On Penalty Methods for Nonconvex Bilevel Optimization and First-Order Stochastic Approximation
Jeongyeol Kwon, Dohyun Kwon, Stephen Wright, Robert Nowak
TL;DR
This work tackles nonconvex bilevel optimization with potentially constrained lower-level problems by introducing a penalty-based reformulation that blends the upper- and lower-level objectives via $h_{σ}(x,y)=σf(x,y)+g(x,y)$ and a scaled hyper-objective $ψ_{σ}(x)=(l(x,σ)-l(x,0))/σ$. Under a proximal error-bound condition, the authors prove that $ψ_{σ}$ closely approximates the original hyper-objective $ψ$ in both function value and gradient, with $|ψ_{σ}(x)-ψ(x)|=O(σ/μ)$ and $∥∇ψ_{σ}(x)-∇ψ(x)∥=O(σ/μ^{3})$, and provide an explicit gradient formula even when the lower level has multiple solutions.

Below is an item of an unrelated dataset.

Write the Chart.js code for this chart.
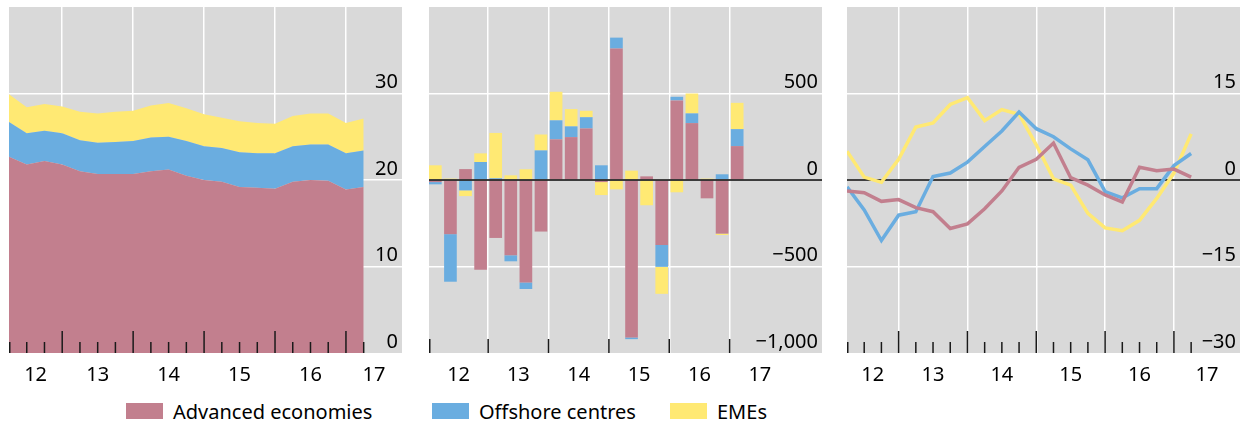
<!DOCTYPE html>
<html lang="en">
<head>
<meta charset="utf-8">
<title>Cross-border positions by counterparty region</title>
<script src="https://cdn.jsdelivr.net/npm/chart.js@4"></script>
<style>
    body {
        margin: 0;
        background: #fff;
        font-family: 'Noto Sans', sans-serif;
    }

    .wrap {
        position: relative;
        width: 1240px;
        height: 421px;
        overflow: hidden;
    }

    .wrap canvas {
        position: absolute;
        top: 0;
    }

    #stockChart { left: 0; }
    #flowChart { left: 415px; }
    #growthChart { left: 830px; }

    .legend-item {
        position: absolute;
        top: 397px;
        height: 28px;
        display: flex;
        align-items: center;
        font-size: 20px;
        color: #000;
        white-space: nowrap;
    }

    .legend-box {
        width: 37px;
        height: 16px;
        margin-right: 10px;
    }
</style>
</head>
<body>
<div class="wrap">
    <canvas id="stockChart" width="415" height="395"></canvas>
    <canvas id="flowChart" width="415" height="395"></canvas>
    <canvas id="growthChart" width="410" height="395"></canvas>
    <div id="legend"></div>
</div>

<script>
    // quarters covered by all three panels
    const quarters = [
        '2012-Q1', '2012-Q2', '2012-Q3', '2012-Q4',
        '2013-Q1', '2013-Q2', '2013-Q3', '2013-Q4',
        '2014-Q1', '2014-Q2', '2014-Q3', '2014-Q4',
        '2015-Q1', '2015-Q2', '2015-Q3', '2015-Q4',
        '2016-Q1', '2016-Q2', '2016-Q3', '2016-Q4',
        '2017-Q1'
    ];
    const yearLabels = ['12', '13', '14', '15', '16', '17'];
    const series = ['Advanced economies', 'Offshore centres', 'EMEs'];
    const colors = ['#c27f8e', '#6aade0', '#ffe973'];

    // left panel: amounts outstanding (stacked)
    const stockAdvanced = [22.7, 21.8, 22.2, 21.8, 21.0, 20.7, 20.7, 20.7, 21.0, 21.2, 20.5,
                           20.0, 19.8, 19.2, 19.1, 19.0, 19.8, 20.0, 19.9, 18.9, 19.2];
    const stockOffshore = [4.0, 3.6, 3.5, 3.6, 3.6, 3.6, 3.7, 3.8, 3.9, 3.8, 4.0,
                           3.9, 3.9, 4.0, 4.0, 4.1, 4.1, 4.1, 4.2, 4.2, 4.2];
    const stockEMEs = [3.2, 3.0, 3.1, 3.1, 3.3, 3.4, 3.5, 3.5, 3.7, 3.9, 3.8,
                       3.7, 3.5, 3.6, 3.5, 3.4, 3.5, 3.6, 3.6, 3.5, 3.7];

    // middle panel: quarterly flows
    const flowAdvanced = [-12, -313, 63, -519, -335, -435, -592, -298, 235, 248, 298,
                          -12, 760, -910, 21, -375, 460, 329, -106, -310, 196];
    const flowOffshore = [-13, -275, -60, 104, 10, -35, -38, 171, 110, 62, 65,
                          85, 63, -10, 0, -127, 21, 56, 0, 33, 98];
    const flowEMEs = [85, 8, -33, 50, 262, 27, 62, 92, 165, 100, 37,
                      -75, -54, 54, -146, -156, -71, 115, 8, -8, 152];

    // right panel: annual growth, per cent
    const growthAdvanced = [-1.9, -2.2, -3.7, -3.4, -4.8, -5.5, -8.4, -7.6, -5.0, -1.9, 2.2,
                            3.6, 6.4, 0.4, -0.9, -2.6, -3.8, 2.2, 1.6, 1.9, 0.5];
    const growthOffshore = [-1.2, -5.2, -10.5, -6.1, -5.5, 0.6, 1.2, 3.1, 5.8, 8.5, 11.8,
                            8.9, 7.5, 5.4, 3.5, -2.0, -3.1, -1.5, -1.5, 2.5, 4.6];
    const growthEMEs = [5.0, 0.5, -0.4, 3.6, 9.2, 9.9, 13.1, 14.3, 10.3, 12.2, 11.4,
                        6.1, 0.2, -0.9, -5.8, -8.3, -8.8, -7.0, -3.2, 1.2, 8.0];

    // quarter -> decimal year (end of quarter for stocks, middle for flows)
    const qEnd = quarters.map(q => +q.slice(0, 4) + +q.slice(6) / 4);
    const qMid = quarters.map(q => +q.slice(0, 4) + (+q.slice(6) - 0.5) / 4);
    const years = yearLabels.map(s => 2000 + +s);

    Chart.defaults.font.family = "'Noto Sans', sans-serif";
    Chart.defaults.font.size = 20;
    Chart.defaults.color = '#000';

    const minus = v => (v < 0 ? '\u2212' : '') + Math.abs(v).toLocaleString('en-US');

    // grey plot area, zero line, tick marks along the bottom
    const panelDecor = {
        id: 'panelDecor',
        beforeDraw(chart) {
            const { ctx, chartArea: a } = chart;
            ctx.save();
            ctx.fillStyle = '#d9d9d9';
            ctx.fillRect(a.left, a.top, a.right - a.left, a.bottom - a.top);
            ctx.restore();
        },
        beforeDatasetsDraw(chart, args, opts) {
            if (opts.zero && !opts.zero.over) drawZero(chart, opts.zero);
        },
        afterDatasetsDraw(chart, args, opts) {
            if (opts.zero && opts.zero.over) drawZero(chart, opts.zero);
            const { ctx, chartArea: a } = chart;
            const x = chart.scales.x;
            ctx.save();
            ctx.strokeStyle = '#1a1a1a';
            ctx.lineWidth = 1.5;
            opts.marks.forEach(v => {
                const major = Math.abs(v - Math.round(v)) < 1e-6;
                const len = major ? opts.majorLen : opts.minorLen;
                const px = Math.max(x.getPixelForValue(v), a.left + 0.75);
                ctx.beginPath();
                ctx.moveTo(px, a.bottom);
                ctx.lineTo(px, a.bottom - len);
                ctx.stroke();
            });
            ctx.restore();
        }
    };

    function drawZero(chart, z) {
        const { ctx, chartArea: a } = chart;
        const py = chart.scales.y.getPixelForValue(0);
        ctx.save();
        ctx.strokeStyle = z.color;
        ctx.lineWidth = z.width;
        ctx.beginPath();
        ctx.moveTo(a.left, py);
        ctx.lineTo(a.right, py);
        ctx.stroke();
        ctx.restore();
    }

    function yearAxis(min, max) {
        return {
            type: 'linear',
            min: min,
            max: max,
            offset: false,
            stacked: true,
            afterBuildTicks(scale) {
                const ticks = [];
                years.forEach((y, i) => {
                    if (y > min && y < max) ticks.push({ value: y });
                    const lo = Math.max(y, min), hi = Math.min(y + 1, max);
                    ticks.push({ value: (lo + hi) / 2, text: yearLabels[i] });
                });
                ticks.sort((p, q) => p.value - q.value);
                scale.ticks = ticks;
            },
            afterFit(scale) {
                scale.height = 42;
                scale.paddingLeft = 0;
                scale.paddingRight = 0;
            },
            ticks: {
                autoSkip: false,
                maxRotation: 0,
                padding: 10,
                callback: (v, i, t) => t[i].text || ''
            },
            grid: {
                offset: false,
                drawTicks: false,
                lineWidth: 1.5,
                color: c => (c.tick && c.tick.text === undefined) ? '#ffffff' : 'rgba(0,0,0,0)'
            },
            border: { display: false }
        };
    }

    function valueAxis(min, max, step) {
        return {
            position: 'right',
            min: min,
            max: max,
            afterFit(scale) {
                scale.width = 0;
                scale.paddingTop = 0;
                scale.paddingBottom = 0;
            },
            ticks: {
                stepSize: step,
                mirror: true,
                padding: -4,
                labelOffset: -11,
                callback: v => v === max ? '' : minus(v)
            },
            grid: {
                drawTicks: false,
                lineWidth: 1.5,
                color: c => (c.tick.value === min || c.tick.value === max) ? 'rgba(0,0,0,0)' : '#ffffff'
            },
            border: { display: false }
        };
    }

    const pts = (xs, ys) => ys.map((v, i) => ({ x: xs[i], y: v }));
    const quarterMarks = qEnd;

    // left: stacked areas
    const stockY = valueAxis(0, 40, 10);
    stockY.stacked = true;
    new Chart(document.getElementById('stockChart'), {
        type: 'line',
        data: {
            datasets: [
                { label: series[0], data: pts(qEnd, stockAdvanced), backgroundColor: colors[0], fill: 'origin' },
                { label: series[1], data: pts(qEnd, stockOffshore), backgroundColor: colors[1], fill: '-1' },
                { label: series[2], data: pts(qEnd, stockEMEs), backgroundColor: colors[2], fill: '-1' }
            ]
        },
        options: {
            responsive: false,
            animation: false,
            layout: { padding: { left: 9, right: 13, top: 7, bottom: 0 } },
            elements: { line: { borderWidth: 0, tension: 0 }, point: { radius: 0 } },
            scales: { x: yearAxis(2012.25, 2017.79), y: stockY },
            plugins: {
                legend: { display: false },
                tooltip: { enabled: false },
                panelDecor: { marks: quarterMarks, majorLen: 22, minorLen: 11 }
            }
        },
        plugins: [panelDecor]
    });

    // middle: stacked bars
    const flowY = valueAxis(-1000, 1000, 500);
    flowY.stacked = true;
    new Chart(document.getElementById('flowChart'), {
        type: 'bar',
        data: {
            datasets: [
                { label: series[0], data: pts(qMid, flowAdvanced), backgroundColor: colors[0] },
                { label: series[1], data: pts(qMid, flowOffshore), backgroundColor: colors[1] },
                { label: series[2], data: pts(qMid, flowEMEs), backgroundColor: colors[2] }
            ]
        },
        options: {
            responsive: false,
            animation: false,
            layout: { padding: { left: 14, right: 8, top: 7, bottom: 0 } },
            datasets: { bar: { barPercentage: 0.84, categoryPercentage: 1, borderWidth: 0 } },
            scales: { x: yearAxis(2012.02, 2018.53), y: flowY },
            plugins: {
                legend: { display: false },
                tooltip: { enabled: false },
                panelDecor: {
                    marks: years, majorLen: 14, minorLen: 0,
                    zero: { color: '#000', width: 1.5, over: true }
                }
            }
        },
        plugins: [panelDecor]
    });

    // right: growth lines
    new Chart(document.getElementById('growthChart'), {
        type: 'line',
        data: {
            datasets: [
                { label: series[0], data: pts(qEnd, growthAdvanced), borderColor: colors[0] },
                { label: series[1], data: pts(qEnd, growthOffshore), borderColor: colors[1] },
                { label: series[2], data: pts(qEnd, growthEMEs), borderColor: colors[2] }
            ]
        },
        options: {
            responsive: false,
            animation: false,
            layout: { padding: { left: 17, right: 0, top: 7, bottom: 0 } },
            elements: { line: { borderWidth: 3.5, tension: 0, fill: false }, point: { radius: 0 } },
            scales: { x: yearAxis(2012.25, 2017.96), y: valueAxis(-30, 30, 15) },
            plugins: {
                legend: { display: false },
                tooltip: { enabled: false },
                panelDecor: {
                    marks: quarterMarks, majorLen: 22, minorLen: 11,
                    zero: { color: '#404040', width: 2, over: false }
                }
            }
        },
        plugins: [panelDecor]
    });

    // shared legend under the panels
    const legendLeft = [126, 432, 670];
    const legend = document.getElementById('legend');
    series.forEach((name, i) => {
        const item = document.createElement('div');
        item.className = 'legend-item';
        item.style.left = legendLeft[i] + 'px';
        item.innerHTML = '<span class="legend-box" style="background:' + colors[i] + '"></span>' + name;
        legend.appendChild(item);
    });
</script>
</body>
</html>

They develop two first-order schemes: a double-loop method with large batches and a fully single-loop, momentum-assisted method, achieving non-asymptotic convergence to $ε$-stationary points of the penalized problem with complexities ranging from $O(ε^{-3})$ to $O(ε^{-7})$ in stochastic settings, and $O(ε^{-3})$ in deterministic settings; the single-loop variant further improves to $O(ε^{-5})$ under mean-squared smoothness. The framework relies on a proximal-EB landscape regularity to link the penalized and original BO, and it supports extensions to constrained/PL-like LL scenarios, scalable stochastic optimization, and potential nonsmooth objective handling. Overall, the paper advances practical, first-order methods for broad classes of nonconvex bilevel problems with provable nonasymptotic guarantees.
Abstract
In this work, we study first-order algorithms for solving Bilevel Optimization (BO) where the objective functions are smooth but possibly nonconvex in both levels and the variables are restricted to closed convex sets. As a first step, we study the landscape of BO through the lens of penalty methods, in which the upper- and lower-level objectives are combined in a weighted sum with penalty parameter $σ> 0$. In particular, we establish a strong connection between the penalty function and the hyper-objective by explicitly characterizing the conditions under which the values and derivatives of the two must be $O(σ)$-close. A by-product of our analysis is the explicit formula for the gradient of hyper-objective when the lower-level problem has multiple solutions under minimal conditions, which could be of independent interest. Next, viewing the penalty formulation as $O(σ)$-approximation of the original BO, we propose first-order algorithms that find an $ε$-stationary solution by optimizing the penalty formulation with $σ= O(ε)$. When the perturbed lower-level problem uniformly satisfies the small-error proximal error-bound (EB) condition, we propose a first-order algorithm that converges to an $ε$-stationary point of the penalty function, using in total $O(ε^{-3})$ and $O(ε^{-7})$ accesses to first-order (stochastic) gradient oracles when the oracle is deterministic and oracles are noisy, respectively. Under an additional assumption on stochastic oracles, we show that the algorithm can be implemented in a fully {\it single-loop} manner, i.e., with $O(1)$ samples per iteration, and achieves the improved oracle-complexity of $O(ε^{-3})$ and $O(ε^{-5})$, respectively.